How to Extend the Lifespan of Your Metal Belt Conveyor

Metal belt conveyor systems are known to be very durable and would last longer as compared to other system. But even the toughest type of conveyor system it requires proper maintenance and handling to make it last longer. There are some designs considerations that you need to keep in mind to keep your metal belt conveyor in top shape and help extend its lifespan.

Things to Consider Before Installing the Conveyor

The surprising difference between the conventional conveyor belts and metal belts is the ratio between belt thickness and pulley diameter that you need to maintain. While the metal belts are usually made of stainless steel, pulleys are made from stainless steel, plastic or aluminum, depending on the design specifications. The majority of belt pulleys is I-beam, capped tube or round stock and can be designed with drive lug timing pockets, conventional timing teeth, relief channels or ball bearing timing teeth. In order for the metal belts to function well, it is important that you use the largest pulley diameter in relation to the thickness of the belt.

Avoid reverse bends in metal belts not unless it is badly needed since it can affect the lifespan of the belts. Minimize pulleys as much as possible in the conveyor system to reduce unnecessary stress on the belt.

Proper Handling

Although metal belts are highly resistant to chemical corrosion, physical damage and temperature, proper handling during installation are required, especially for thinner metal belts. Improper handling might result to damage at the welded part and edges of the belt during installation and maintenance.
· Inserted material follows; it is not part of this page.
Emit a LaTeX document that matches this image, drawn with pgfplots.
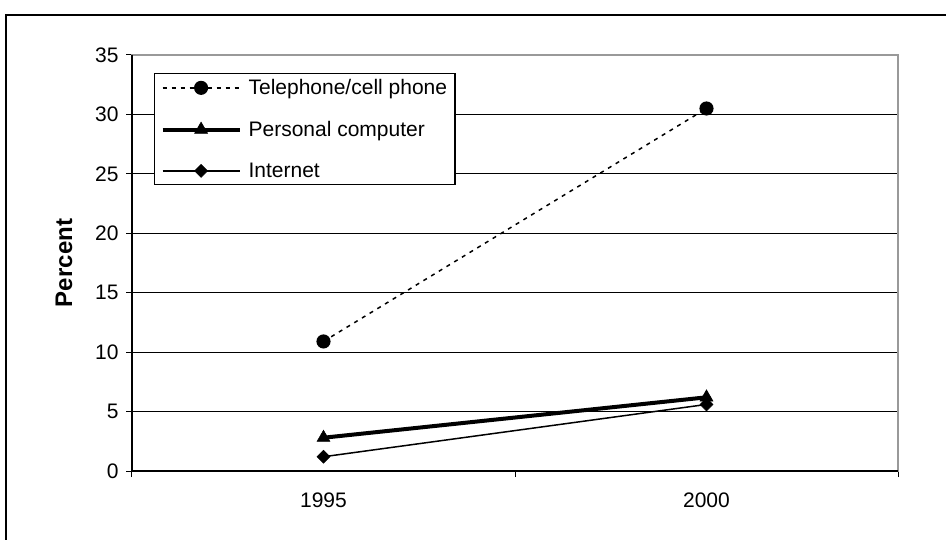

Another factor that may affect the lifespan of the belt is tension. The belt tension should be maintained as low as possible to extend belt lifespan and minimize wear on the system. One of the common reasons why the frame warps or fractures the belt is because of high tension.

Maintain Cleanliness

The metal belt conveyor systems should be made with easy access on the other side of the system. Having easy access to the inner parts of the metal belt conveyor minimizes downtime during sanitization and maintenance. To avoid excessive damage to the belt, the exterior and interior diameter of the belt should be free of debris.

If you follow these guidelines when designing your metal belt conveyor system, you will extend the lifespan of your stainless steel belt. You should include in your routine operations the cleaning and regular maintenance of the installed belt. By doing this, you will be able to extend the lifespan of the belt and at the same time reduce the possibility of having excessive damage from misuse or debris.